Dumb question maybe, but in the second picture, what are the large half-round things on the ground?
Very harsh living conditions...and then had to toil in the fields and plantation grounds all day....
Well, actually, for these pictures specifically, there was that even worse interlude, where they had to be sold first, shipped elsewhere, put under a new master or overseer, and
then toil in the fields.
I see that several posts have already answered this, but since I have this typed up, what the heck, I'll post it anyway.
These would be the temporary quarters where enslaved people would be housed by a slave trader, awaiting sale, hence the jail-like atmosphere. Slave catchers could also pay by the day to hold slaves in them, waiting for their masters to claim them. They really were just privately run jails, to keep slaves from escaping, while being temporarily held. There were usually hotels nearby for buyers, putting the relative living conditions of whites and blacks in stark contrast. Alexandria and similar upper-south port cities were popular areas for traders, since transportation was easy by ship along the coast down to New Orleans. Elsewhere, they might be taken on foot, by rail or by inland ship.
So, typically, an enslaved person from the surrounding area would be sold or consigned by his/her owner to an agent of a slave trader. When slaves were in high demand, traders would put ads in the paper, "Negroes wanted," or go to estate sales, or just keep in touch with friends of friends who might be selling. An enslaved person might expect what was going to happen, if the master was obviously going bankrupt, or if an owner died and an estate needed settled, or if he/she was caught running away or otherwise causing trouble and was going to be sold south to be gotten rid of.
Once sold or consigned off the plantation to an agent, he/she would be transported with others, acquaintances or strangers from the area, probably on foot, under guard, maybe shackled, and arrive at a slave pen like those pictured. The trader's goal was then to make the wares look as attractive as possible. Those with domestic skills might get new cheap servants' uniforms. The lighter-skinned, attractive females might be headed for the fancy trade in New Orleans, while prime field hands--healthy young men--would be destined for the cotton fields.
When auction day came, or traders arrived for private sales, the people would be brought out for display, sold, then shipped south. Or if the trader bought them on speculation, they might be shipped south to his New Orleans partner--lots of traders kept one partner in the upper south, one in the lower--where the person would arrive at a similar jail down there, then be sold to a final buyer.
Plantation owners were--or pretended to be--as horrified at these slave jails and slave auctions as anyone, because of course
they treated their slaves paternally and never sold them off like that, though of course they did.

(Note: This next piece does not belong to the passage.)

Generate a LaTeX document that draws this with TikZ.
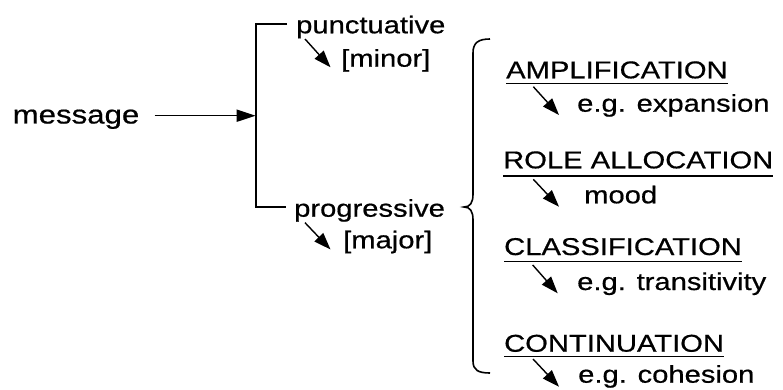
\documentclass[tikz,border=0pt]{standalone}
\usepackage{fontspec}
\setmainfont[FakeStretch=1.2,FakeBold=0.6]{Liberation Sans}
\usetikzlibrary{arrows.meta}
\tikzset{
  lbl/.style={inner sep=0pt, anchor=base west, font=\fontsize{24.3}{28}\selectfont},
  biglbl/.style={lbl, font=\fontsize{26}{30}\selectfont},
  wire/.style={line width=1.6pt},
  mainarrow/.style={wire, -{Triangle[length=19pt,width=12pt]}},
  subarrow/.style={line width=1.4pt, -{Triangle[length=17pt,width=12pt]}},
  uline/.style={line width=1.4pt},
}
\begin{document}
\begin{tikzpicture}[x=1pt, y=-1pt]
\useasboundingbox (0,0) rectangle (783,390);

% left-hand system
\node[biglbl] (message) at (12.5,123.5) {message};
\node[lbl] (punct) at (296,33.3) {punctuative};
\node[lbl] (minor) at (341,66.7) {[minor]};
\node[lbl] (prog) at (294,216.7) {progressive};
\node[lbl] (major) at (343,248.3) {[major]};

\coordinate (fork) at (255.7,115.7);
\coordinate (forktop) at (255.7,24);
\coordinate (forkbot) at (255.7,206.7);

\draw[mainarrow, shorten <=15pt] (message.east |- fork) -- (fork);
\draw[wire] ([xshift=-9pt]punct.west |- forktop) -- (forktop) -- (forkbot) -- ([xshift=-8pt]prog.west |- forkbot);

\draw[subarrow] ([shift={(9,5.7)}]punct.base west) -- ([shift={(-10.5,0.6)}]minor.base west);
\draw[subarrow] ([shift={(11,6)}]prog.base west) -- ([shift={(-12.5,1.2)}]major.base west);

% brace over the progressive options
\draw[wire] (490,39) .. controls (478,39) and (473,43) .. (473,53)
  -- (473,194) .. controls (473,203) and (470,207) .. (464,207)
  .. controls (470,207) and (473,211) .. (473,220)
  -- (473,361) .. controls (473,370) and (478,373) .. (490,373);

% right-hand options
\node[lbl] (amp) at (506,78.3) {AMPLIFICATION};
\node[lbl] (exp) at (577,111.7) {e.g. expansion};
\node[lbl] (role) at (503,168.3) {ROLE ALLOCATION};
\node[lbl] (mood) at (584,203.3) {mood};
\node[lbl] (cls) at (504,255) {CLASSIFICATION};
\node[lbl] (trans) at (577,290) {e.g. transitivity};
\node[lbl] (cont) at (504,351.7) {CONTINUATION};
\node[lbl] (coh) at (578,382.7) {e.g. cohesion};

\draw[uline] ([yshift=-5pt]amp.base west) -- ([yshift=-5pt]amp.base east);
\draw[uline] ([yshift=-7.5pt]role.base west) -- ([yshift=-7.5pt]role.base east);
\draw[uline] ([yshift=-6.5pt]cls.base west) -- ([yshift=-6.5pt]cls.base east);
\draw[uline] ([yshift=-4.5pt]cont.base west) -- ([yshift=-4.5pt]cont.base east);

\draw[subarrow] ([shift={(27.3,8.4)}]amp.base west) -- ([shift={(-18,3.3)}]exp.base west);
\draw[subarrow] ([shift={(30.3,11)}]role.base west) -- ([shift={(-25,3.4)}]mood.base west);
\draw[subarrow] ([shift={(28.7,10)}]cls.base west) -- ([shift={(-19.3,3.3)}]trans.base west);
\draw[subarrow] ([shift={(29,7.3)}]cont.base west) -- ([shift={(-19,4)}]coh.base west);
\end{tikzpicture}
\end{document}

But slave traders were the scapegoats, credited with the evils of slavery even by slave-owners, and treated as not-quite-genteel citizens, even though they might be richer than those who looked down on them.
A
typical ad for a slave jail in the 1830s in Richmond, was picked up by the abolitionist papers and reprinted many times, offering a fertile field for sarcastic introductory remarks:
NOTICE
The commodious buildings which I have recently had erected in the city of Richmond, are now ready fo rthe accommodation of all persons who may wish their NEGROES safely and comfortably taken care of.
The buildings were erected upon an extensive scale, without regard to cost, my main object being to insure the safe keeping, and, at the same time, the health and comfort of the negroes who may be placed thereat.

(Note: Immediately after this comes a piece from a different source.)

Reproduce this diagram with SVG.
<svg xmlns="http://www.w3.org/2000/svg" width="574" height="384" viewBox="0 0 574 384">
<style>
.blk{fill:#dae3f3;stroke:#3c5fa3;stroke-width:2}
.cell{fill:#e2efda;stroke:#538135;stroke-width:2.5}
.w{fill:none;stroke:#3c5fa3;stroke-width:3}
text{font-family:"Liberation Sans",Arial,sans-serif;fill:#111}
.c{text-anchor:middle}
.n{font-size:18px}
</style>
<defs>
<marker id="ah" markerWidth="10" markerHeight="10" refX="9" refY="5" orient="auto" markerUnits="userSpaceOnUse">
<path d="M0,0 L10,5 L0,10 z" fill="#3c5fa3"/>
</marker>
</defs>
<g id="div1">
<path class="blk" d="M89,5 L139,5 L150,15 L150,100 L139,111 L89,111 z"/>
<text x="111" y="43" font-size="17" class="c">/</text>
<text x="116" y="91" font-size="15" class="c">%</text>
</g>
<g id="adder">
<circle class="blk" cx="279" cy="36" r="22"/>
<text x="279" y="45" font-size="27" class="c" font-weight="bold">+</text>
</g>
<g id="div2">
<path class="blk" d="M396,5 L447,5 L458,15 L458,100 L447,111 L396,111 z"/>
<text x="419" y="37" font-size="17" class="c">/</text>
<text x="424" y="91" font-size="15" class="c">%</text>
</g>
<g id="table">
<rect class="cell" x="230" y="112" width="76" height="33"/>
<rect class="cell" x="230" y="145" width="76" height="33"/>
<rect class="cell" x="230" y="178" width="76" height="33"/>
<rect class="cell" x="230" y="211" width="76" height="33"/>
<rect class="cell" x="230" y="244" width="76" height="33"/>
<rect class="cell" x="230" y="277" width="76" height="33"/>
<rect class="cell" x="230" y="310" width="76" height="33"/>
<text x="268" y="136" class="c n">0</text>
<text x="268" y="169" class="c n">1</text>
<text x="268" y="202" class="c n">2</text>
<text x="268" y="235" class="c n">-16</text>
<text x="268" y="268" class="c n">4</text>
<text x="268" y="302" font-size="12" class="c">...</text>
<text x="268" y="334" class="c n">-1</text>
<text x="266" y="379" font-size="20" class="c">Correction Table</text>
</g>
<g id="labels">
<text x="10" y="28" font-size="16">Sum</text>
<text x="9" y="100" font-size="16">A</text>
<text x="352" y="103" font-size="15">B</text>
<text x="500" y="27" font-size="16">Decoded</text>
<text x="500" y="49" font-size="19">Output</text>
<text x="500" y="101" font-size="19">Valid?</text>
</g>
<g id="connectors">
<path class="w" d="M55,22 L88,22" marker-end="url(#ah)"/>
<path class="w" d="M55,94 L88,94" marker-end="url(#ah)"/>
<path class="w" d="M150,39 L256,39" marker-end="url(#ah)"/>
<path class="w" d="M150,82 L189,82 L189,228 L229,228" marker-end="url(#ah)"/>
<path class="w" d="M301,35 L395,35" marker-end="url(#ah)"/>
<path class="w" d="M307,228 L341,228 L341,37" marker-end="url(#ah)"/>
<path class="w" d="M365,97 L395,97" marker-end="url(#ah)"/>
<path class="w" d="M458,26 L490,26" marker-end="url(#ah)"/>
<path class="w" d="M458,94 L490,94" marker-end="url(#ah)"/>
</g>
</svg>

The rooms and yards for the females are separate from those for the males, and genteel house servants will have rooms to themselves. The regulations of the establishment will be general cleanliness, moderate exercise, and recreation within the yards during good weather, and good substantial food at all times, by which regulations it is intended that confinement shall be rendered merely nominal, and the health of the negroes so promoted, that they will be well prepared to encounter a change of climate when removed to the south.
A description of a typical jail owner, written with an abolitionist slant, was the following one of Robert Lumpkin, again in Richmond, but things didn't vary significantly in any of the large upper-south trading cities like Alexandria (quoted from
here, p. 187-188, paragraphs added for easier reading):
Brent was accompanied to the jail by one Robert Lumpkin, a noted trader in slaves. This man belonged to a class of persons by whose society the slaveholders of the South profess to feel disgraced, but with whose services, nevertheless, they cannot dispense. He had formerly been engaged exclusively in the traffic in slaves. Roaming over the country, and picking up a husband here, a wife there, a mother in one place, and an alluring maiden in another, he banded them with iron links into a coffle and sent them to the far southern market.
By his ability and success in this remorseless business, he had greatly distinguished himself, and had come to be known as a "bully trader." At this time, however, he had abandoned the business of an itinerant trader, and was established in Richmond as the proprietor of a Trader's Jail.
In this he kept and furnished with board such slaves as were brought into the city for sale, and, generally, all such as their owners wished to punish or to provide with temporary safe keeping. He also kept a boarding-house for the owners themselves.
Lumpkin's Jail was one of the prominent and characteristic features of the capital of Virginia. It was a large brick structure, three stories in height, situated in the outskirts of Richmond, and surrounded by an acre of ground. The whole was enclosed by a high, close fence, the top of which was thickly set with iron spikes.